Dalam Injil Lukas {1:26–38] pemberitahuan Allah kepada Maria tentang kelahiran Yesus merupakan perikop sejajar menggunakan pola yang sama dengan pemberitahuan kepada Zakharia yang terdahulu tentang kelahiran Yohanes. Dalam kedua peristiwa, malaikat Gabriel menampakkan diri kepada Zakharia dan Maria yang sama-sama merasa terkejut oleh penglihatan ilahi itu (1:11–12, 26–29) dan kemudian diteguhkan malaikat agar tidak takut (1:13, 30). Setelah pemberitahuan kelahiran anak disampaikan (1:14–17, 31–33), calon orang tua menanggapi amanat Allah (Luk 1:18, 34) dan mendapat tanda yang menegaskan campur tangan Allah atas diri mereka (1:20, 36). Fokus khusus dari pengumuman kelahiran Yesus adalah pada identitas-Nya sebagai Anak Daud (1:32-33) dan Anak Allah (1:32, 35).
Allah menghendaki supaya kelahiran Yesus PuteraNya didahului persetujuan pihak Maria, yang dipilih dan ditetapkan menjadi ibunda-Nya. Kepada malaikat Gabriel yang menjumpainya, Maria memberi jawaban setuju. Kata Maria: ”Sesungguhnya aku ini adalah hamba Tuhan; jadilah padaku menurut perkataanmu itu.” Lalu malaikat itu meninggalkan dia (ay 38). Demikianlah Maria mengiyakan tugas dari Allah untuk mengandung Yesus, “Allah yang menyelamatkan” (1:31, lih. Juga Zef 3:14-17), Anak Daud (1:32-33) dan Anak Allah (1:32, 35). Maria bukan pasif saja menerima takdirnya, melainkan aktif bekerjasama menurut rencana Allah bagi keselamatan umat manusia oleh iman dan ketaatan kepada Allah yang disampaikannya secara bebas. Ia menjadi Hawa baru. Jika Hawa oleh ketidaktaatannya kepada Allah menyebabkan dosa dan kematian manusia, Maria melalui ketaatannya kepada Allah menjadi pengantara keselamatan dan hidup baru kepada umat manusia (Konsili Vatikan II, LG 56).

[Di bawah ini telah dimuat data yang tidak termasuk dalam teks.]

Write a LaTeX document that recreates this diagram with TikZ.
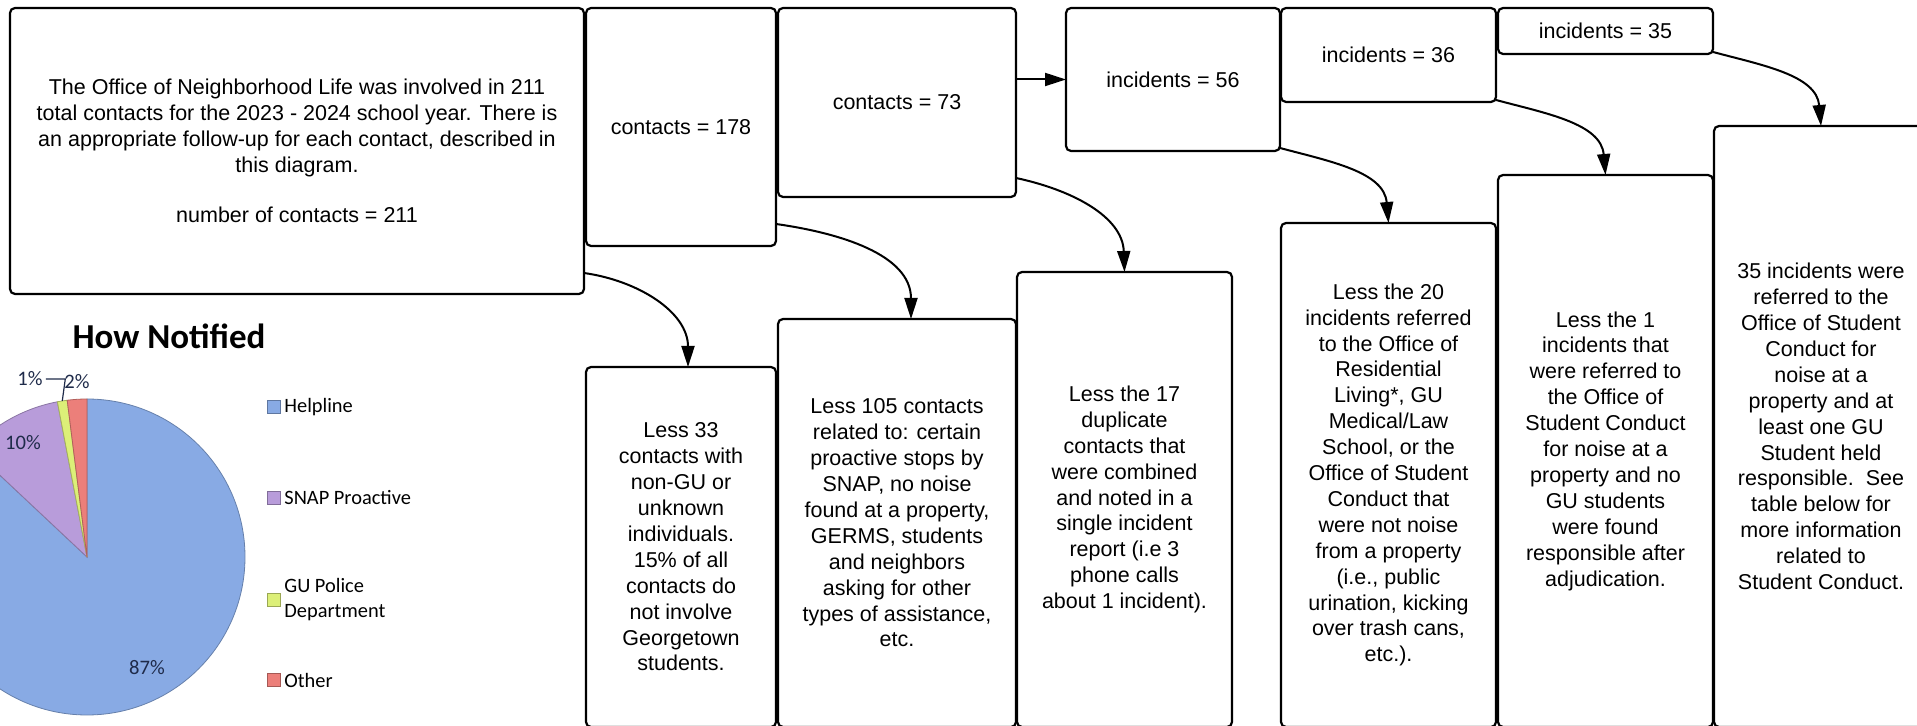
\documentclass[tikz,border=0pt]{standalone}
\usepackage{fontspec}
\setmainfont{Liberation Sans}
\newfontfamily\chartfont{Carlito}
\usepackage{xcolor}
\usetikzlibrary{arrows.meta,positioning}

\definecolor{helpblue}{HTML}{88AAE4}
\definecolor{snappurple}{HTML}{B89CDA}
\definecolor{gugreen}{HTML}{DCEF78}
\definecolor{otherred}{HTML}{EC7F7A}
\definecolor{pienavy}{HTML}{1F2B4A}

\begin{document}
\begin{tikzpicture}[
  x=0.5pt, y=-0.5pt,
  box/.style={draw, rounded corners=2.5pt, align=center, line width=1.1pt,
    outer sep=0pt, inner sep=0pt, font=\fontsize{10.75pt}{12.95pt}\selectfont},
  arr/.style={-{Triangle[length=10.5pt,width=6.5pt]}, line width=1pt},
  swatch/.style={draw=#1!70!black, fill=#1, minimum size=6.5pt, inner sep=0pt},
  legend/.style={font=\chartfont\fontsize{10.2pt}{12.5pt}\selectfont, align=left,
    inner sep=0pt, anchor=west},
  pct/.style={font=\chartfont\fontsize{10.3pt}{12pt}\selectfont, text=pienavy, inner sep=0pt},
  slice/.style={fill=#1, draw=#1!75!black, line width=0.4pt}
]
\useasboundingbox (0,0) rectangle (1917,726);
\clip (0,0) rectangle (1917,726);

% top row: totals
\node[box, minimum width=287pt, minimum height=143pt, anchor=north west] (main) at (10,8)
  {The Office of Neighborhood Life was involved in 211\\
   total contacts for the 2023 - 2024 school year. There is\\
   an appropriate follow-up for each contact, described in\\
   this diagram.\\[12.5pt]
   number of contacts = 211};
\node[box, minimum width=95pt, minimum height=119pt, right=1pt of main.north east, anchor=north west] (c178) {contacts = 178};
\node[box, minimum width=119pt, minimum height=94.5pt, right=1pt of c178.north east, anchor=north west] (c73) {contacts = 73};
\node[box, minimum width=107pt, minimum height=71.5pt, right=25pt of c73.north east, anchor=north west] (i56) {incidents = 56};
\node[box, minimum width=107.5pt, minimum height=47pt, right=0.5pt of i56.north east, anchor=north west] (i36) {incidents = 36};
\node[box, minimum width=107.5pt, minimum height=23pt, right=1pt of i36.north east, anchor=north west] (i35) {incidents = 35};

% bottom row: what is taken out
\node[box, minimum width=95pt, minimum height=180pt, below=60.5pt of c178.south west, anchor=north west] (l33)
  {Less 33\\contacts with\\non-GU or\\unknown\\individuals.\\15\% of all\\contacts do\\not involve\\Georgetown\\students.};
\node[box, minimum width=119pt, minimum height=204pt, below=61pt of c73.south west, anchor=north west] (l105)
  {Less 105 contacts\\related to: certain\\proactive stops by\\SNAP, no noise\\found at a property,\\GERMS, students\\and neighbors\\asking for other\\types of assistance,\\etc.};
\node[box, minimum width=107.5pt, minimum height=227.5pt, right=0.5pt of l105.north east, anchor=north west, yshift=23.5pt] (l17)
  {Less the 17\\duplicate\\contacts that\\were combined\\and noted in a\\single incident\\report (i.e 3\\phone calls\\about 1 incident).};
\node[box, minimum width=107.5pt, minimum height=252pt, below=60.5pt of i36.south west, anchor=north west] (l20)
  {Less the 20\\incidents referred\\to the Office of\\Residential\\Living*, GU\\Medical/Law\\School, or the\\Office of Student\\Conduct that\\were not noise\\from a property\\(i.e., public\\urination, kicking\\over trash cans,\\etc.).};
\node[box, minimum width=107.5pt, minimum height=276pt, below=60.5pt of i35.south west, anchor=north west] (l1)
  {Less the 1\\incidents that\\were referred to\\the Office of\\Student Conduct\\for noise at a\\property and no\\GU students\\were found\\responsible after\\adjudication.};
\node[box, minimum width=107pt, minimum height=300.5pt, right=0.5pt of l1.north east, anchor=north west, yshift=24.5pt] (l35)
  {35 incidents were\\referred to the\\Office of Student\\Conduct for\\noise at a\\property and at\\least one GU\\Student held\\responsible.~~See\\table below for\\more information\\related to\\Student Conduct.};

% connectors
\draw[arr] (c73.east |- i56.west) -- (i56.west);
\draw[arr] ([yshift=10.5pt]main.south east) to[out=-8, in=90] ([xshift=3.5pt]l33.north);
\draw[arr] ([yshift=11pt]c178.south east) to[out=-8, in=90] ([xshift=7pt]l105.north);
\draw[arr] ([yshift=9.5pt]c73.south east) to[out=-12, in=92] (l17.north);
\draw[arr] ([yshift=1.5pt]i56.south east) to[out=-15, in=95] (l20.north);
\draw[arr] ([yshift=1pt]i36.south east) to[out=-15, in=95] (l1.north);
\draw[arr] ([yshift=1pt]i35.south east) to[out=-15, in=95] (l35.north);

% pie chart: how notified
\node[font=\chartfont\bfseries\fontsize{17.5pt}{19pt}\selectfont] (title) at (169,336) {How Notified};
\coordinate (pc) at (87,557);
\filldraw[slice=helpblue] (pc) -- ++(90:79pt) arc[start angle=90, end angle=-223.2, radius=79pt] -- cycle;
\filldraw[slice=snappurple] (pc) -- ++(136.8:79pt) arc[start angle=136.8, end angle=100.8, radius=79pt] -- cycle;
\filldraw[slice=gugreen] (pc) -- ++(100.8:79pt) arc[start angle=100.8, end angle=97.2, radius=79pt] -- cycle;
\filldraw[slice=otherred] (pc) -- ++(97.2:79pt) arc[start angle=97.2, end angle=90, radius=79pt] -- cycle;
\node[pct] (p87) at (147,668) {87\%};
\node[pct] (p10) at (23,443) {10\%};
\node[pct] (p1) at (30,379) {1\%};
\node[pct] (p2) at (77,382) {2\%};
\coordinate (gutip) at ([shift={(99:79pt)}]pc);
\draw[line width=0.6pt, pienavy] ([xshift=1.5pt]p1.east) -- ([xshift=1.5pt]p1.east -| gutip) -- (gutip);

% legend
\node[legend] (lhelp) at (284,407) {Helpline};
\node[legend] (lsnap) at (284,498) {SNAP Proactive};
\node[legend] (lgu) at (284,600) {GU Police\\Department};
\node[legend] (lother) at (284,680) {Other};
\node[swatch=helpblue, left=1.5pt of lhelp] (khelp) {};
\node[swatch=snappurple, left=1.5pt of lsnap] (ksnap) {};
\node[swatch=gugreen, left=1.5pt of lgu] (kgu) {};
\node[swatch=otherred, left=1.5pt of lother] (kother) {};
\end{tikzpicture}
\end{document}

Paus Yohanes Paulus II dalam Ensiklik Redemptionis Mater (1987) art. 8 menyatakan: “Maria secara definitif diantar memasuki misteri Yesus Kristus melalui peristiwa: “Pemberitahuan oleh malaikat”. Hal itu terjadi di Nazaret, dalam lingkungan konkrit sejarah Israel, bangsa yang pertama-tama menerima janji Allah. Ketika melaikat itu masuk ke rumah Maria, ia berkata: ”Salam, hai engkau yang dikaruniai, Tuhan menyertai engkau” (Luk. 1:28). Maria “terkejut mendengar perkataan itu, lalu bertanya dalam hatinya, apakah arti salam itu” (Luk. 1:29): apakah kiranya arti kata-kata luar biasa itu dan khususnya ungkapan “penuh rahmat” (kecharitomene).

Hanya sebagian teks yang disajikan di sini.